◆ Problem
Give every line back verbatim, dropping all images.
── Material provided ──
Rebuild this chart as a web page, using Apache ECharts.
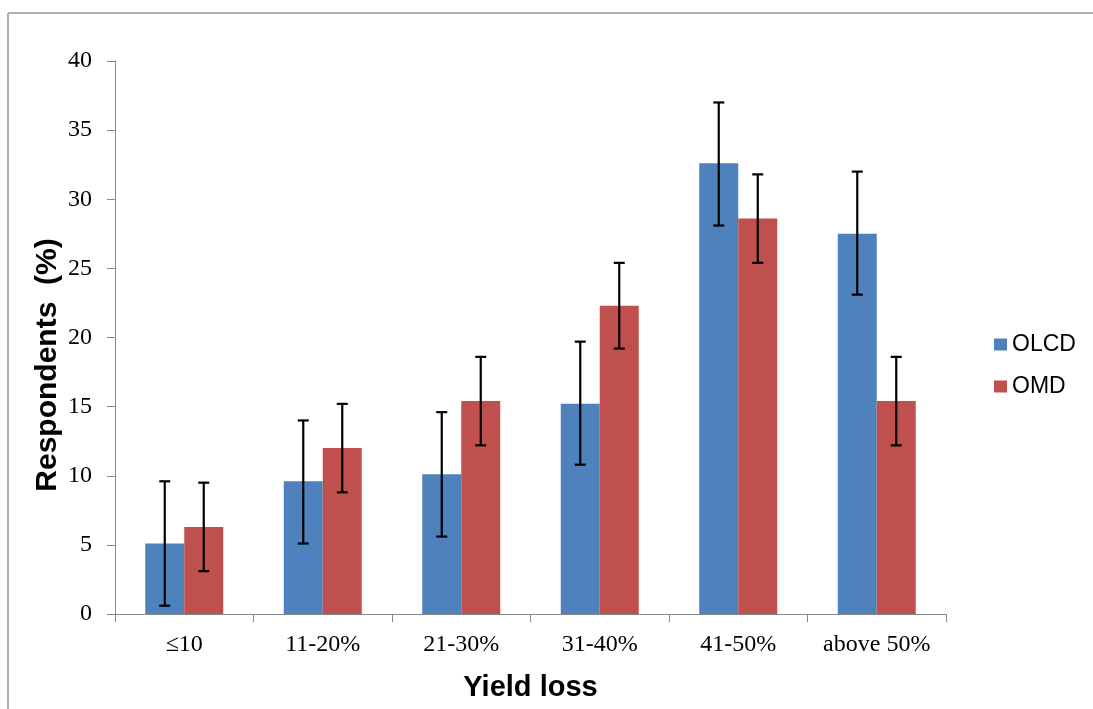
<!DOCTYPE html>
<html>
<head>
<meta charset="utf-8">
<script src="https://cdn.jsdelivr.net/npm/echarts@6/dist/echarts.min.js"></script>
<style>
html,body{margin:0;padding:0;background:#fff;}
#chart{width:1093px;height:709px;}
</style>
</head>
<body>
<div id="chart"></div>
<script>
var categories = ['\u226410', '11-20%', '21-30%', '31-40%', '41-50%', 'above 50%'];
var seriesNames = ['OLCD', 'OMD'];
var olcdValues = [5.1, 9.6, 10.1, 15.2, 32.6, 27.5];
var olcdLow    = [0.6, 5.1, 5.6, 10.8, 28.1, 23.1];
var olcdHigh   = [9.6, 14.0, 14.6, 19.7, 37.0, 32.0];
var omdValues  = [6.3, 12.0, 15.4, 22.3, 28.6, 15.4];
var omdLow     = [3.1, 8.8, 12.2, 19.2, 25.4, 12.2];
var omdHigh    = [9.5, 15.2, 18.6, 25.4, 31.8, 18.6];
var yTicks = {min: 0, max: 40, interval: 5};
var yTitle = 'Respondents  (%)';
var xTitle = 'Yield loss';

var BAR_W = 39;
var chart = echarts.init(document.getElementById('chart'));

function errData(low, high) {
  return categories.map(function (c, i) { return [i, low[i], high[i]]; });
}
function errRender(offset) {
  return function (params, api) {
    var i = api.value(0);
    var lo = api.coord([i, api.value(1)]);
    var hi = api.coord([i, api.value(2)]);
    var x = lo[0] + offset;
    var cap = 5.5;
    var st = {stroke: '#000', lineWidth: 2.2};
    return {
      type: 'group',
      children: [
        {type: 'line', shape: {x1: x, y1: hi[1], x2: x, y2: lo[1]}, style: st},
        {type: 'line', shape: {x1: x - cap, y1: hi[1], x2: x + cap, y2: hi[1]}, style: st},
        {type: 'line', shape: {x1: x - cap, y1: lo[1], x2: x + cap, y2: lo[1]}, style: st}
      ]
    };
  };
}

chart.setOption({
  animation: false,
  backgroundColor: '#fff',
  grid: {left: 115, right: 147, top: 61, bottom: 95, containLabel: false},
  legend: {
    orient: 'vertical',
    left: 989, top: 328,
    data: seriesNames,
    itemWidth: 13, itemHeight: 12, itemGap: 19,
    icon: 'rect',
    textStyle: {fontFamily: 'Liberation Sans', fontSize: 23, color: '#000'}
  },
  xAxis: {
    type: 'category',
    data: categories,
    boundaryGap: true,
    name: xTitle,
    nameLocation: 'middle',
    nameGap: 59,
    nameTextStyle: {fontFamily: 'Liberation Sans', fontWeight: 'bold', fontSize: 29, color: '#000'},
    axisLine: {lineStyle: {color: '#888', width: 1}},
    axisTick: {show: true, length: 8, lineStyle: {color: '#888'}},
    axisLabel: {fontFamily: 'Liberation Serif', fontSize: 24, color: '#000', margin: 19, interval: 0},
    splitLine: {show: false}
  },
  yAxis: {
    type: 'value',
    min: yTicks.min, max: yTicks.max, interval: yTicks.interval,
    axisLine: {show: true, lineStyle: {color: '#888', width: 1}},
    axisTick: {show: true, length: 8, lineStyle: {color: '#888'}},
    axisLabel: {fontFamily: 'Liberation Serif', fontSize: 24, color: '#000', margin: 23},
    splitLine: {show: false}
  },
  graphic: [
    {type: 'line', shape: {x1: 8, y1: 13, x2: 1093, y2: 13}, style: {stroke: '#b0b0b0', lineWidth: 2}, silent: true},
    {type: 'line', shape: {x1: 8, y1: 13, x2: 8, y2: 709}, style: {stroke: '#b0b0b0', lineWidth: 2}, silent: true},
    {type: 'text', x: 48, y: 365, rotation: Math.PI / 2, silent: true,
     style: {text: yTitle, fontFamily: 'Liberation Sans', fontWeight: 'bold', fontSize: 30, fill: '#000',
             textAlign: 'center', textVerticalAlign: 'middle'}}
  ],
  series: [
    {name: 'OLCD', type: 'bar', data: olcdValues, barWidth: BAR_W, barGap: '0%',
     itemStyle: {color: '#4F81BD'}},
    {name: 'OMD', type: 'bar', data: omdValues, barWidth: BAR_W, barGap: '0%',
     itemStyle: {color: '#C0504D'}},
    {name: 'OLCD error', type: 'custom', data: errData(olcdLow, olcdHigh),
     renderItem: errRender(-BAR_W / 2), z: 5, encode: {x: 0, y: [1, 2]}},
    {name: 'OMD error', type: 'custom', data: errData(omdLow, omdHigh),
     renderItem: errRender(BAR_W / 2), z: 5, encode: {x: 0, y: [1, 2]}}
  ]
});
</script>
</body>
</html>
───
◆ Solved exercise
Rebuild this chart as a web page, using Apache ECharts.
<!DOCTYPE html>
<html>
<head>
<meta charset="utf-8">
<script src="https://cdn.jsdelivr.net/npm/echarts@6/dist/echarts.min.js"></script>
<style>
html,body{margin:0;padding:0;background:#fff;}
#chart{width:1093px;height:709px;}
</style>
</head>
<body>
<div id="chart"></div>
<script>
var categories = ['\u226410', '11-20%', '21-30%', '31-40%', '41-50%', 'above 50%'];
var seriesNames = ['OLCD', 'OMD'];
var olcdValues = [5.1, 9.6, 10.1, 15.2, 32.6, 27.5];
var olcdLow    = [0.6, 5.1, 5.6, 10.8, 28.1, 23.1];
var olcdHigh   = [9.6, 14.0, 14.6, 19.7, 37.0, 32.0];
var omdValues  = [6.3, 12.0, 15.4, 22.3, 28.6, 15.4];
var omdLow     = [3.1, 8.8, 12.2, 19.2, 25.4, 12.2];
var omdHigh    = [9.5, 15.2, 18.6, 25.4, 31.8, 18.6];
var yTicks = {min: 0, max: 40, interval: 5};
var yTitle = 'Respondents  (%)';
var xTitle = 'Yield loss';

var BAR_W = 39;
var chart = echarts.init(document.getElementById('chart'));

function errData(low, high) {
  return categories.map(function (c, i) { return [i, low[i], high[i]]; });
}
function errRender(offset) {
  return function (params, api) {
    var i = api.value(0);
    var lo = api.coord([i, api.value(1)]);
    var hi = api.coord([i, api.value(2)]);
    var x = lo[0] + offset;
    var cap = 5.5;
    var st = {stroke: '#000', lineWidth: 2.2};
    return {
      type: 'group',
      children: [
        {type: 'line', shape: {x1: x, y1: hi[1], x2: x, y2: lo[1]}, style: st},
        {type: 'line', shape: {x1: x - cap, y1: hi[1], x2: x + cap, y2: hi[1]}, style: st},
        {type: 'line', shape: {x1: x - cap, y1: lo[1], x2: x + cap, y2: lo[1]}, style: st}
      ]
    };
  };
}

chart.setOption({
  animation: false,
  backgroundColor: '#fff',
  grid: {left: 115, right: 147, top: 61, bottom: 95, containLabel: false},
  legend: {
    orient: 'vertical',
    left: 989, top: 328,
    data: seriesNames,
    itemWidth: 13, itemHeight: 12, itemGap: 19,
    icon: 'rect',
    textStyle: {fontFamily: 'Liberation Sans', fontSize: 23, color: '#000'}
  },
  xAxis: {
    type: 'category',
    data: categories,
    boundaryGap: true,
    name: xTitle,
    nameLocation: 'middle',
    nameGap: 59,
    nameTextStyle: {fontFamily: 'Liberation Sans', fontWeight: 'bold', fontSize: 29, color: '#000'},
    axisLine: {lineStyle: {color: '#888', width: 1}},
    axisTick: {show: true, length: 8, lineStyle: {color: '#888'}},
    axisLabel: {fontFamily: 'Liberation Serif', fontSize: 24, color: '#000', margin: 19, interval: 0},
    splitLine: {show: false}
  },
  yAxis: {
    type: 'value',
    min: yTicks.min, max: yTicks.max, interval: yTicks.interval,
    axisLine: {show: true, lineStyle: {color: '#888', width: 1}},
    axisTick: {show: true, length: 8, lineStyle: {color: '#888'}},
    axisLabel: {fontFamily: 'Liberation Serif', fontSize: 24, color: '#000', margin: 23},
    splitLine: {show: false}
  },
  graphic: [
    {type: 'line', shape: {x1: 8, y1: 13, x2: 1093, y2: 13}, style: {stroke: '#b0b0b0', lineWidth: 2}, silent: true},
    {type: 'line', shape: {x1: 8, y1: 13, x2: 8, y2: 709}, style: {stroke: '#b0b0b0', lineWidth: 2}, silent: true},
    {type: 'text', x: 48, y: 365, rotation: Math.PI / 2, silent: true,
     style: {text: yTitle, fontFamily: 'Liberation Sans', fontWeight: 'bold', fontSize: 30, fill: '#000',
             textAlign: 'center', textVerticalAlign: 'middle'}}
  ],
  series: [
    {name: 'OLCD', type: 'bar', data: olcdValues, barWidth: BAR_W, barGap: '0%',
     itemStyle: {color: '#4F81BD'}},
    {name: 'OMD', type: 'bar', data: omdValues, barWidth: BAR_W, barGap: '0%',
     itemStyle: {color: '#C0504D'}},
    {name: 'OLCD error', type: 'custom', data: errData(olcdLow, olcdHigh),
     renderItem: errRender(-BAR_W / 2), z: 5, encode: {x: 0, y: [1, 2]}},
    {name: 'OMD error', type: 'custom', data: errData(omdLow, omdHigh),
     renderItem: errRender(BAR_W / 2), z: 5, encode: {x: 0, y: [1, 2]}}
  ]
});
</script>
</body>
</html>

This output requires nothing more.